WHAT TO DO: Output all the data exactly. Pictures do not belong in the copy.

--- BEGIN RECORDED DATA ---

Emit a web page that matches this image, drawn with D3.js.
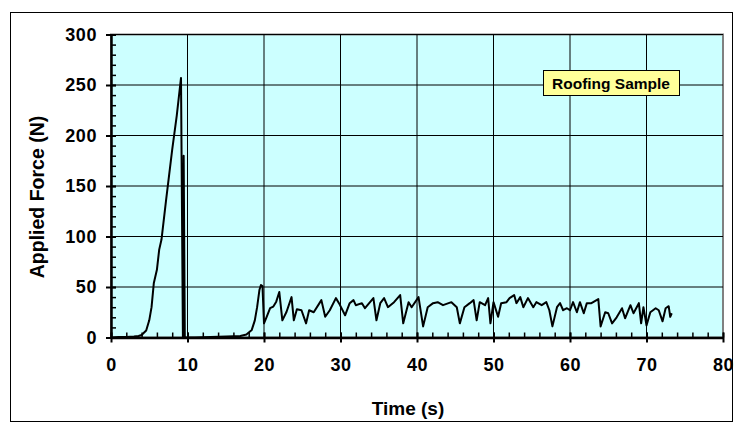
<!DOCTYPE html>
<html lang="en">
	<head>
		<meta charset="UTF-8">
		<title>Roofing Sample - Applied Force vs Time</title>
		<script src="https://d3js.org/d3.v7.min.js"></script>
		<style>
			body { margin: 0; background: #fff; }
			text { font-family: "Liberation Sans", Arial, sans-serif; font-weight: bold; }
		</style>
	</head>
	<body>
		<div id="chart"></div>

		<script type="text/javascript">
			// Force trace (time in s, force in N)
			const timeS = [
				0, 1, 2, 3, 3.6, 4.0, 4.6, 5.0, 5.3, 5.6, 6.0, 6.3, 6.6, 7.2, 8.0, 8.6, 9.15,
				9.4, 9.5, 9.65,
				11, 13, 15.1, 16.9, 17.7, 18.4, 18.8, 19.1, 19.4, 19.6, 19.8,
				20.0, 20.35, 20.8, 21.2, 21.6, 22.0, 22.4, 22.95, 23.6, 23.9, 24.3, 24.9, 25.5,
				25.9, 26.5, 27.5, 28.0, 28.6, 29.4, 29.8, 30.6, 31.2, 31.7, 32.0, 32.8, 33.2,
				34.3, 34.7, 35.2, 35.7, 36.2, 37.0, 37.8, 38.2, 38.9, 39.3, 40.2, 40.8, 41.4,
				42.1, 42.7, 43.4, 44.5, 45.2, 45.6, 46.2, 46.9, 47.4, 47.8, 48.2, 48.9, 49.3,
				49.6, 50.0, 50.6, 51.0, 51.7, 52.1, 52.7, 53.0, 53.5, 53.9, 54.5, 55.2, 55.6,
				56.3, 56.9, 57.3, 57.7, 58.3, 58.7, 59.1, 59.6, 60.0, 60.4, 60.9, 61.3, 61.8,
				62.2, 62.8, 63.7, 64.0, 64.6, 65.0, 65.5, 66.1, 66.8, 67.2, 67.9, 68.3, 69.0,
				69.3, 69.6, 70.0, 70.5, 71.2, 71.6, 72.1, 72.5, 72.9, 73.1, 73.3
			];
			const forceN = [
				0, 0.5, 0.5, 1, 1.5, 2.5, 7, 17, 30, 54, 67, 87, 97, 136, 186, 220, 257,
				0, 180, 0,
				0, 0.5, 1, 1.5, 3, 7.5, 17, 30, 47, 52, 51,
				14, 20.5, 29, 30.5, 35.5, 45, 17, 25.5, 40, 17, 28, 27, 14,
				27, 25, 37, 20.5, 27, 39, 34, 22, 34, 37, 32, 34, 29,
				39, 17, 34, 39, 30, 35, 42, 14, 35, 30, 40, 11, 30,
				34, 35, 32, 35, 30, 14, 30, 34, 37, 17, 35, 32, 39,
				14, 35, 20.5, 34, 35, 39, 42, 34, 40, 30, 39, 30, 35,
				32, 35, 27, 11, 30, 34, 27, 29, 27, 35, 25, 35, 24,
				34, 34, 38, 11, 25, 24, 14, 20, 29, 19, 32, 24, 34,
				14, 30, 12, 25, 29, 27, 16, 29, 31, 20.5, 24
			];

			const xTicks = [0, 10, 20, 30, 40, 50, 60, 70, 80];
			const yTicks = [0, 50, 100, 150, 200, 250, 300];
			const legendLabel = 'Roofing Sample';

			const W = 735, H = 424;
			const plot = { left: 111, right: 723, top: 34.5, bottom: 337.5 };
			const fontFamily = '"Liberation Sans", Arial, sans-serif';

			const svg = d3.select('#chart')
				.append('svg')
				.attr('width', W)
				.attr('height', H);

			// outer chart frame
			svg.append('rect')
				.attr('x', 10.5).attr('y', 12.5)
				.attr('width', 722).attr('height', 409)
				.attr('fill', '#fff')
				.attr('stroke', '#000')
				.attr('stroke-width', 1);

			const x = d3.scaleLinear().domain([0, 80]).range([plot.left, plot.right]);
			const y = d3.scaleLinear().domain([0, 300]).range([plot.bottom, plot.top]);

			// plot area
			svg.append('rect')
				.attr('x', plot.left).attr('y', plot.top)
				.attr('width', plot.right - plot.left)
				.attr('height', plot.bottom - plot.top)
				.attr('fill', '#ccffff')
				.attr('stroke', '#808080')
				.attr('stroke-width', 2);

			// gridlines
			svg.append('g')
				.selectAll('line')
				.data(xTicks.slice(1, -1))
				.enter().append('line')
				.attr('x1', d => x(d)).attr('x2', d => x(d))
				.attr('y1', plot.top).attr('y2', plot.bottom)
				.attr('stroke', '#000').attr('stroke-width', 1);

			svg.append('g')
				.selectAll('line')
				.data(yTicks.slice(1))
				.enter().append('line')
				.attr('x1', plot.left).attr('x2', plot.right)
				.attr('y1', d => y(d)).attr('y2', d => y(d))
				.attr('stroke', '#000').attr('stroke-width', 1);

			// force trace
			const pts = timeS.map((t, i) => [t, forceN[i]]);
			svg.append('path')
				.datum(pts)
				.attr('fill', 'none')
				.attr('stroke', '#000')
				.attr('stroke-width', 2)
				.attr('stroke-linejoin', 'round')
				.attr('d', d3.line().x(d => x(d[0])).y(d => y(d[1])));

			// axes: minor ticks inside, major ticks crossing
			const xMinor = d3.axisBottom(x).tickValues(d3.range(0, 81, 2)).tickSizeInner(-5).tickSizeOuter(0).tickFormat('');
			const yMinor = d3.axisLeft(y).tickValues(d3.range(0, 301, 10)).tickSizeInner(-5).tickSizeOuter(0).tickFormat('');

			svg.append('g')
				.attr('transform', `translate(0,${plot.bottom})`)
				.call(xMinor)
				.call(g => g.selectAll('line').attr('stroke-width', 1.5));

			svg.append('g')
				.attr('transform', `translate(${plot.left},0)`)
				.call(yMinor)
				.call(g => g.selectAll('line').attr('stroke-width', 1.5));

			const xAxis = svg.append('g')
				.attr('transform', `translate(0,${plot.bottom})`)
				.call(d3.axisBottom(x).tickValues(xTicks).tickSize(5).tickSizeOuter(0).tickPadding(16));
			xAxis.selectAll('line').attr('y1', -5).attr('stroke-width', 2);
			xAxis.select('.domain').attr('stroke-width', 2.5);
			xAxis.selectAll('text').attr('font-size', 18).attr('fill', '#000')
				.attr('font-family', fontFamily).attr('letter-spacing', 0.6);

			const yAxis = svg.append('g')
				.attr('transform', `translate(${plot.left},0)`)
				.call(d3.axisLeft(y).tickValues(yTicks).tickSize(5).tickSizeOuter(0).tickPadding(9));
			yAxis.selectAll('line').attr('x1', 5).attr('stroke-width', 2);
			yAxis.select('.domain').attr('stroke-width', 2.5);
			yAxis.selectAll('text').attr('font-size', 18).attr('fill', '#000')
				.attr('font-family', fontFamily).attr('letter-spacing', 0.6);

			// axis titles
			svg.append('text')
				.attr('x', (plot.left + plot.right) / 2 - 9)
				.attr('y', 415)
				.attr('text-anchor', 'middle')
				.attr('font-size', 19)
				.text('Time (s)');

			svg.append('text')
				.attr('transform', 'translate(44,197) rotate(-90)')
				.attr('text-anchor', 'middle')
				.attr('font-size', 19.5)
				.text('Applied Force (N)');

			// legend box
			const lg = svg.append('g').attr('transform', 'translate(543,70)');
			lg.append('rect')
				.attr('x', 0.5).attr('y', 0.5)
				.attr('width', 136).attr('height', 25)
				.attr('fill', '#ffff99')
				.attr('stroke', '#000')
				.attr('stroke-width', 1);
			lg.append('text')
				.attr('x', 68).attr('y', 18.5)
				.attr('text-anchor', 'middle')
				.attr('font-size', 15.5)
				.text(legendLabel);
		</script>
	</body>
</html>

--- END RECORDED DATA ---

RESPONSE TO THIS TASK:
Emit a web page that matches this image, drawn with D3.js.
<!DOCTYPE html>
<html lang="en">
	<head>
		<meta charset="UTF-8">
		<title>Roofing Sample - Applied Force vs Time</title>
		<script src="https://d3js.org/d3.v7.min.js"></script>
		<style>
			body { margin: 0; background: #fff; }
			text { font-family: "Liberation Sans", Arial, sans-serif; font-weight: bold; }
		</style>
	</head>
	<body>
		<div id="chart"></div>

		<script type="text/javascript">
			// Force trace (time in s, force in N)
			const timeS = [
				0, 1, 2, 3, 3.6, 4.0, 4.6, 5.0, 5.3, 5.6, 6.0, 6.3, 6.6, 7.2, 8.0, 8.6, 9.15,
				9.4, 9.5, 9.65,
				11, 13, 15.1, 16.9, 17.7, 18.4, 18.8, 19.1, 19.4, 19.6, 19.8,
				20.0, 20.35, 20.8, 21.2, 21.6, 22.0, 22.4, 22.95, 23.6, 23.9, 24.3, 24.9, 25.5,
				25.9, 26.5, 27.5, 28.0, 28.6, 29.4, 29.8, 30.6, 31.2, 31.7, 32.0, 32.8, 33.2,
				34.3, 34.7, 35.2, 35.7, 36.2, 37.0, 37.8, 38.2, 38.9, 39.3, 40.2, 40.8, 41.4,
				42.1, 42.7, 43.4, 44.5, 45.2, 45.6, 46.2, 46.9, 47.4, 47.8, 48.2, 48.9, 49.3,
				49.6, 50.0, 50.6, 51.0, 51.7, 52.1, 52.7, 53.0, 53.5, 53.9, 54.5, 55.2, 55.6,
				56.3, 56.9, 57.3, 57.7, 58.3, 58.7, 59.1, 59.6, 60.0, 60.4, 60.9, 61.3, 61.8,
				62.2, 62.8, 63.7, 64.0, 64.6, 65.0, 65.5, 66.1, 66.8, 67.2, 67.9, 68.3, 69.0,
				69.3, 69.6, 70.0, 70.5, 71.2, 71.6, 72.1, 72.5, 72.9, 73.1, 73.3
			];
			const forceN = [
				0, 0.5, 0.5, 1, 1.5, 2.5, 7, 17, 30, 54, 67, 87, 97, 136, 186, 220, 257,
				0, 180, 0,
				0, 0.5, 1, 1.5, 3, 7.5, 17, 30, 47, 52, 51,
				14, 20.5, 29, 30.5, 35.5, 45, 17, 25.5, 40, 17, 28, 27, 14,
				27, 25, 37, 20.5, 27, 39, 34, 22, 34, 37, 32, 34, 29,
				39, 17, 34, 39, 30, 35, 42, 14, 35, 30, 40, 11, 30,
				34, 35, 32, 35, 30, 14, 30, 34, 37, 17, 35, 32, 39,
				14, 35, 20.5, 34, 35, 39, 42, 34, 40, 30, 39, 30, 35,
				32, 35, 27, 11, 30, 34, 27, 29, 27, 35, 25, 35, 24,
				34, 34, 38, 11, 25, 24, 14, 20, 29, 19, 32, 24, 34,
				14, 30, 12, 25, 29, 27, 16, 29, 31, 20.5, 24
			];

			const xTicks = [0, 10, 20, 30, 40, 50, 60, 70, 80];
			const yTicks = [0, 50, 100, 150, 200, 250, 300];
			const legendLabel = 'Roofing Sample';

			const W = 735, H = 424;
			const plot = { left: 111, right: 723, top: 34.5, bottom: 337.5 };
			const fontFamily = '"Liberation Sans", Arial, sans-serif';

			const svg = d3.select('#chart')
				.append('svg')
				.attr('width', W)
				.attr('height', H);

			// outer chart frame
			svg.append('rect')
				.attr('x', 10.5).attr('y', 12.5)
				.attr('width', 722).attr('height', 409)
				.attr('fill', '#fff')
				.attr('stroke', '#000')
				.attr('stroke-width', 1);

			const x = d3.scaleLinear().domain([0, 80]).range([plot.left, plot.right]);
			const y = d3.scaleLinear().domain([0, 300]).range([plot.bottom, plot.top]);

			// plot area
			svg.append('rect')
				.attr('x', plot.left).attr('y', plot.top)
				.attr('width', plot.right - plot.left)
				.attr('height', plot.bottom - plot.top)
				.attr('fill', '#ccffff')
				.attr('stroke', '#808080')
				.attr('stroke-width', 2);

			// gridlines
			svg.append('g')
				.selectAll('line')
				.data(xTicks.slice(1, -1))
				.enter().append('line')
				.attr('x1', d => x(d)).attr('x2', d => x(d))
				.attr('y1', plot.top).attr('y2', plot.bottom)
				.attr('stroke', '#000').attr('stroke-width', 1);

			svg.append('g')
				.selectAll('line')
				.data(yTicks.slice(1))
				.enter().append('line')
				.attr('x1', plot.left).attr('x2', plot.right)
				.attr('y1', d => y(d)).attr('y2', d => y(d))
				.attr('stroke', '#000').attr('stroke-width', 1);

			// force trace
			const pts = timeS.map((t, i) => [t, forceN[i]]);
			svg.append('path')
				.datum(pts)
				.attr('fill', 'none')
				.attr('stroke', '#000')
				.attr('stroke-width', 2)
				.attr('stroke-linejoin', 'round')
				.attr('d', d3.line().x(d => x(d[0])).y(d => y(d[1])));

			// axes: minor ticks inside, major ticks crossing
			const xMinor = d3.axisBottom(x).tickValues(d3.range(0, 81, 2)).tickSizeInner(-5).tickSizeOuter(0).tickFormat('');
			const yMinor = d3.axisLeft(y).tickValues(d3.range(0, 301, 10)).tickSizeInner(-5).tickSizeOuter(0).tickFormat('');

			svg.append('g')
				.attr('transform', `translate(0,${plot.bottom})`)
				.call(xMinor)
				.call(g => g.selectAll('line').attr('stroke-width', 1.5));

			svg.append('g')
				.attr('transform', `translate(${plot.left},0)`)
				.call(yMinor)
				.call(g => g.selectAll('line').attr('stroke-width', 1.5));

			const xAxis = svg.append('g')
				.attr('transform', `translate(0,${plot.bottom})`)
				.call(d3.axisBottom(x).tickValues(xTicks).tickSize(5).tickSizeOuter(0).tickPadding(16));
			xAxis.selectAll('line').attr('y1', -5).attr('stroke-width', 2);
			xAxis.select('.domain').attr('stroke-width', 2.5);
			xAxis.selectAll('text').attr('font-size', 18).attr('fill', '#000')
				.attr('font-family', fontFamily).attr('letter-spacing', 0.6);

			const yAxis = svg.append('g')
				.attr('transform', `translate(${plot.left},0)`)
				.call(d3.axisLeft(y).tickValues(yTicks).tickSize(5).tickSizeOuter(0).tickPadding(9));
			yAxis.selectAll('line').attr('x1', 5).attr('stroke-width', 2);
			yAxis.select('.domain').attr('stroke-width', 2.5);
			yAxis.selectAll('text').attr('font-size', 18).attr('fill', '#000')
				.attr('font-family', fontFamily).attr('letter-spacing', 0.6);

			// axis titles
			svg.append('text')
				.attr('x', (plot.left + plot.right) / 2 - 9)
				.attr('y', 415)
				.attr('text-anchor', 'middle')
				.attr('font-size', 19)
				.text('Time (s)');

			svg.append('text')
				.attr('transform', 'translate(44,197) rotate(-90)')
				.attr('text-anchor', 'middle')
				.attr('font-size', 19.5)
				.text('Applied Force (N)');

			// legend box
			const lg = svg.append('g').attr('transform', 'translate(543,70)');
			lg.append('rect')
				.attr('x', 0.5).attr('y', 0.5)
				.attr('width', 136).attr('height', 25)
				.attr('fill', '#ffff99')
				.attr('stroke', '#000')
				.attr('stroke-width', 1);
			lg.append('text')
				.attr('x', 68).attr('y', 18.5)
				.attr('text-anchor', 'middle')
				.attr('font-size', 15.5)
				.text(legendLabel);
		</script>
	</body>
</html>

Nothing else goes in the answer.